When it comes to the testing of USSD, however, there is more to say. About three weeks ago, we conducted a pilot test of USSD for administering a two-question survey to 50 respondents selected from our panel. As these respondents had so far always been called for the interviews and never used any other channel for submitting their responses, we first sent a text message explaining the procedure and asking them to initiate the questionnaire by punching in a specific number code. However, it soon became clear that a simple text message is not sufficient to make respondents comfortable with switching technologies: quite a few respondents sent their responses as a text message and others called up the call centre number to ask what they were supposed to do. In the end, only one person answered both questions using USSD.
While this seems like a highly disappointing result at first, the main lesson that I would take away from this, is not that USSD cannot be used for conducting surveys. I still believe that the technology has great potential (see my earlier posts on this) for quickly gathering simple data from large samples. The main lesson, rather, seems to be that personal on-the-spot training of respondents is crucial when anything else than voice is being used. Even more so, as many respondents probably have used USSD for other purposes in the past (e.g. for transferring money). While this is admittedly not based on solid evidence, I believe that if respondents had been trained during the face-to-face to use USSD as a surveying tool, response rates would have been much larger. But this is something that remains to be seen, as Data Vision now has a automated system in place capable of further testing the technology for surveying purposes.
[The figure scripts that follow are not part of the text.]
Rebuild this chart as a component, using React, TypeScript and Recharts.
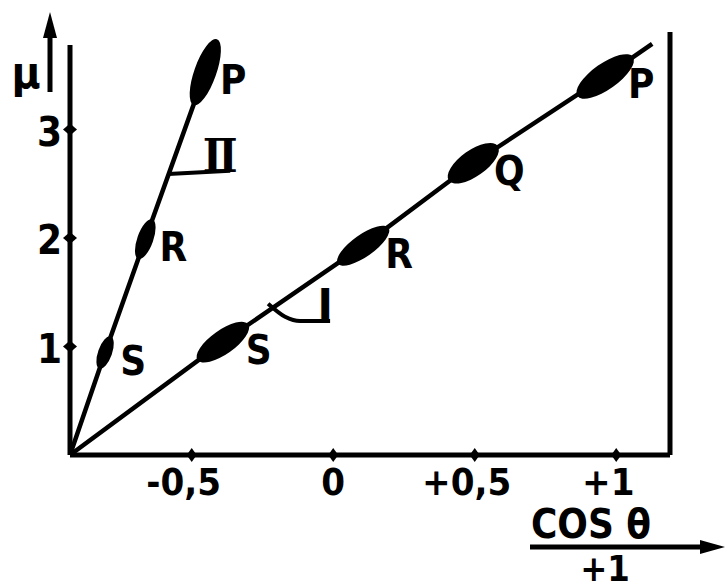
import React from 'react';
import { LineChart, Line, XAxis, YAxis, ReferenceLine } from 'recharts';

// readings: cos θ vs μ for branch I and branch II
const branchICos = [-0.93, -0.39, 0.106, 0.495, 0.961, 1.127];
const branchIMu = [0, 1.04, 1.93, 2.69, 3.49, 3.79];
const branchILabels = ['', 'S', 'R', 'Q', 'P', ''];

const branchIICos = [-0.93, -0.806, -0.664, -0.452, -0.415];
const branchIIMu = [0, 0.945, 1.99, 3.53, 3.8];
const branchIILabels = ['', 'S', 'R', 'P', ''];

// little hooks that tie the roman numerals to each branch
const hookICos = [-0.23, -0.17, -0.117, -0.011];
const hookIMu = [1.395, 1.275, 1.235, 1.235];
const hookIICos = [-0.583, -0.364];
const hookIIMu = [2.59, 2.62];

const xTicks = [-0.5, 0, 0.5, 1];
const xTickLabels = ['-0,5', '0', '+0,5', '+1'];
const yTicks = [1, 2, 3];
const yTickLabels = ['1', '2', '3'];

const X_DOMAIN: [number, number] = [-0.93, 1.19];
const Y_DOMAIN: [number, number] = [0, 3.9];
const Y_AXIS_TOP = 3.78;

const INK = '#000';
const font = {
  fontFamily: "'DejaVu Sans Condensed', 'Liberation Sans Narrow', 'DejaVu Sans', sans-serif",
  fontStretch: 'condensed',
  fontWeight: 700,
  fontSize: 40,
  fill: INK,
};

// blob half-length / half-width per marked point
const blobSize: Record<string, [number, number]> = {
  'I-S': [31, 12],
  'I-R': [31, 11],
  'I-Q': [30, 13],
  'I-P': [34, 13],
  'II-S': [17, 7],
  'II-R': [21, 8],
  'II-P': [35, 11],
};

const toRows = (cs: number[], ms: number[]) => cs.map((c, i) => ({ c, mu: ms[i] }));

function blobDot(branch: string, labels: string[], fallbackAngle: number, labelDx: number) {
  return (props: any) => {
    const { cx, cy, index, points } = props;
    const name = labels[index];
    if (!name || cx == null) return <g key={`d-${branch}-${index}`} />;
    let angle = fallbackAngle;
    if (points && points.length > 1) {
      const a = points[0];
      const b = points[points.length - 1];
      angle = (Math.atan2(b.y - a.y, b.x - a.x) * 180) / Math.PI;
    }
    const [rx, ry] = blobSize[`${branch}-${name}`];
    return (
      <g key={`d-${branch}-${index}`}>
        <ellipse cx={cx} cy={cy} rx={rx} ry={ry} fill={INK} transform={`rotate(${angle} ${cx} ${cy})`} />
        <text x={cx + labelDx} y={cy + 22} textAnchor="middle" style={font}>
          {name}
        </text>
      </g>
    );
  };
}

function numeralDot(text: string, last: number, dx: number, serif: boolean) {
  return (props: any) => {
    const { cx, cy, index } = props;
    if (index !== last || cx == null) return <g key={`n-${text}-${index}`} />;
    return (
      <text
        key={`n-${text}-${index}`}
        x={cx + dx}
        y={cy + 1}
        textAnchor="middle"
        style={serif ? { ...font, fontFamily: "'DejaVu Serif', serif", fontSize: 46 } : { ...font, fontSize: 46 }}
      >
        {text}
      </text>
    );
  };
}

const XTick = (props: any) => {
  const { x, y, payload } = props;
  const i = xTicks.indexOf(payload.value);
  const label = i >= 0 ? xTickLabels[i] : String(payload.value);
  const signed = /^[+-]/.test(label);
  return (
    <g>
      <polygon points={`${x},${y - 7} ${x + 5},${y} ${x},${y + 7} ${x - 5},${y}`} fill={INK} />
      <text x={x} y={y + 40} dx={signed ? -8 : 0} textAnchor="middle" style={{ ...font, fontSize: 38 }}>
        {label}
      </text>
    </g>
  );
};

const YTick = (props: any) => {
  const { x, y, payload } = props;
  const i = yTicks.indexOf(payload.value);
  const label = i >= 0 ? yTickLabels[i] : String(payload.value);
  return (
    <g>
      <polygon points={`${x - 7},${y} ${x},${y - 6} ${x + 7},${y} ${x},${y + 6}`} fill={INK} />
      <text x={x - 8} y={y + 16} textAnchor="end" style={font}>
        {label}
      </text>
    </g>
  );
};

export default function App() {
  const branchI = toRows(branchICos, branchIMu);
  const branchII = toRows(branchIICos, branchIIMu);
  const hookI = toRows(hookICos, hookIMu);
  const hookII = toRows(hookIICos, hookIIMu);

  return (
    <div style={{ position: 'absolute', left: 0, top: 0, width: 725, height: 588, background: '#fff' }}>
      <LineChart width={725} height={588} margin={{ top: 32, right: 55, bottom: 103, left: 0 }}>
        <XAxis
          type="number"
          dataKey="c"
          domain={X_DOMAIN}
          ticks={xTicks}
          height={30}
          tickSize={0}
          tickMargin={0}
          tickLine={false}
          axisLine={{ stroke: INK, strokeWidth: 5 }}
          tick={<XTick />}
        />
        <YAxis
          type="number"
          dataKey="mu"
          domain={Y_DOMAIN}
          ticks={yTicks}
          width={70}
          tickSize={0}
          tickMargin={0}
          tickLine={false}
          axisLine={false}
          tick={<YTick />}
        />
        <ReferenceLine
          segment={[
            { x: X_DOMAIN[0], y: 0 },
            { x: X_DOMAIN[0], y: Y_AXIS_TOP },
          ]}
          stroke={INK}
          strokeWidth={5}
        />
        <ReferenceLine x={X_DOMAIN[1]} stroke={INK} strokeWidth={5} />

        <Line
          data={branchI}
          dataKey="mu"
          type="linear"
          stroke={INK}
          strokeWidth={4.5}
          dot={blobDot('I', branchILabels, -35, 36)}
          activeDot={false}
          isAnimationActive={false}
        />
        <Line
          data={branchII}
          dataKey="mu"
          type="linear"
          stroke={INK}
          strokeWidth={4.5}
          dot={blobDot('II', branchIILabels, -70, 28)}
          activeDot={false}
          isAnimationActive={false}
        />
        <Line
          data={hookI}
          dataKey="mu"
          type="monotone"
          stroke={INK}
          strokeWidth={4}
          dot={numeralDot('I', hookI.length - 1, -5, false)}
          activeDot={false}
          isAnimationActive={false}
        />
        <Line
          data={hookII}
          dataKey="mu"
          type="linear"
          stroke={INK}
          strokeWidth={4}
          dot={numeralDot('Ⅱ', hookII.length - 1, -10, true)}
          activeDot={false}
          isAnimationActive={false}
        />

        {/* μ axis arrow and title */}
        <line x1={50} y1={92} x2={50} y2={34} stroke={INK} strokeWidth={5} />
        <polygon points="50,12 43,38 57,38" fill={INK} />
        <text x={26} y={88} textAnchor="middle" style={{ ...font, fontFamily: "'DejaVu Sans', sans-serif", fontSize: 44 }}>
          μ
        </text>

        {/* cos θ axis title with arrow */}
        <text x={591} y={538} textAnchor="middle" style={{ ...font, fontSize: 40 }}>
          COS θ
        </text>
        <line x1={530} y1={547} x2={704} y2={547} stroke={INK} strokeWidth={5} />
        <polygon points="725,547 700,540 700,554" fill={INK} />
        <text x={605} y={581} textAnchor="middle" style={{ ...font, fontSize: 36 }}>
          +1
        </text>
      </LineChart>
    </div>
  );
}
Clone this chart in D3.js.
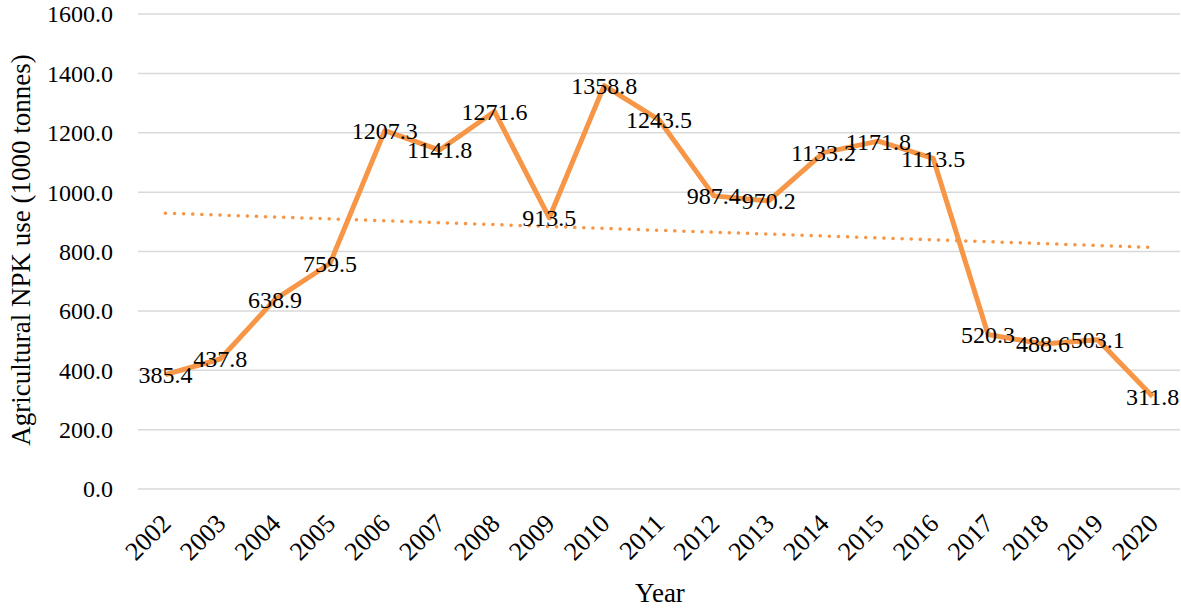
<!DOCTYPE html>
<html lang="en">
<head>
    <meta charset="UTF-8">
    <title>Agricultural NPK use</title>
    <script src="https://d3js.org/d3.v7.min.js"></script>
    <style>
        body { margin: 0; background: #fff; font-family: "Liberation Serif", "Times New Roman", serif; }
        text { fill: #000; }
        .grid line { stroke: #d9d9d9; stroke-width: 1.5; }
    </style>
</head>
<body>

<div id="chart"></div>

<script>
var years = ["2002", "2003", "2004", "2005", "2006", "2007", "2008", "2009", "2010", "2011",
             "2012", "2013", "2014", "2015", "2016", "2017", "2018", "2019", "2020"];
var npkUse = [385.4, 437.8, 638.9, 759.5, 1207.3, 1141.8, 1271.6, 913.5, 1358.8, 1243.5,
              987.4, 970.2, 1133.2, 1171.8, 1113.5, 520.3, 488.6, 503.1, 311.8];
var yTicks = [0, 200, 400, 600, 800, 1000, 1200, 1400, 1600];

var width = 1181, height = 610;
var orange = "#f79646";

var svg = d3.select("#chart").append("svg")
    .attr("width", width)
    .attr("height", height);

var x = d3.scalePoint()
    .domain(years)
    .range([138, 1180])
    .padding(0.5);

var y = d3.scaleLinear()
    .domain([0, 1600])
    .range([489, 14]);

// gridlines
svg.append("g")
    .attr("class", "grid")
    .selectAll("line")
    .data(yTicks)
    .enter().append("line")
    .attr("x1", 138)
    .attr("x2", 1180)
    .attr("y1", function(d) { return y(d); })
    .attr("y2", function(d) { return y(d); });

// y tick labels
svg.append("g")
    .selectAll("text")
    .data(yTicks)
    .enter().append("text")
    .attr("x", 113)
    .attr("y", function(d) { return y(d); })
    .attr("dy", "0.35em")
    .attr("text-anchor", "end")
    .style("font-size", "24px")
    .text(function(d) { return d.toFixed(1); });

// x tick labels, rotated
svg.append("g")
    .selectAll("text")
    .data(years)
    .enter().append("text")
    .attr("transform", function(d) { return "translate(" + (x(d) + 7) + ",525) rotate(-45)"; })
    .attr("text-anchor", "end")
    .style("font-size", "26px")
    .text(function(d) { return d; });

// linear trendline (least squares over the series)
var n = npkUse.length;
var mx = (n - 1) / 2, my = d3.mean(npkUse);
var sxy = 0, sxx = 0;
npkUse.forEach(function(v, i) { sxy += (i - mx) * (v - my); sxx += (i - mx) * (i - mx); });
var slope = sxy / sxx, icpt = my - slope * mx;

svg.append("line")
    .attr("x1", x(years[0]))
    .attr("x2", x(years[n - 1]))
    .attr("y1", y(icpt))
    .attr("y2", y(icpt + slope * (n - 1)))
    .attr("stroke", orange)
    .attr("stroke-width", 3.5)
    .attr("stroke-linecap", "round")
    .attr("stroke-dasharray", "0.1 9");

// main line
var line = d3.line()
    .x(function(d, i) { return x(years[i]); })
    .y(function(d) { return y(d); });

svg.append("path")
    .datum(npkUse)
    .attr("d", line)
    .attr("fill", "none")
    .attr("stroke", orange)
    .attr("stroke-width", 5)
    .attr("stroke-linejoin", "round");

// data labels, centred on the points
svg.append("g")
    .selectAll("text")
    .data(npkUse)
    .enter().append("text")
    .attr("x", function(d, i) { return x(years[i]); })
    .attr("y", function(d) { return y(d); })
    .attr("dy", "0.35em")
    .attr("text-anchor", "middle")
    .style("font-size", "24px")
    .text(function(d) { return d.toFixed(1); });

// axis titles
svg.append("text")
    .attr("transform", "translate(30,250) rotate(-90)")
    .attr("text-anchor", "middle")
    .style("font-size", "27px")
    .text("Agricultural NPK use (1000 tonnes)");

svg.append("text")
    .attr("x", 660)
    .attr("y", 602)
    .attr("text-anchor", "middle")
    .style("font-size", "27px")
    .text("Year");
</script>

</body>
</html>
As I have mentioned above- and much to my frustration – I will not be present for the actual distribution of the mobile phones. As this is such an important step in not only increasing panel size (which is currently at about 310 active respondents) before the new round of surveying will start, but foremost of rendering the sample more representative, I will make sure to soon post some of the results and field experiences of my colleagues at Uwazi/Twaweza and Data Vision.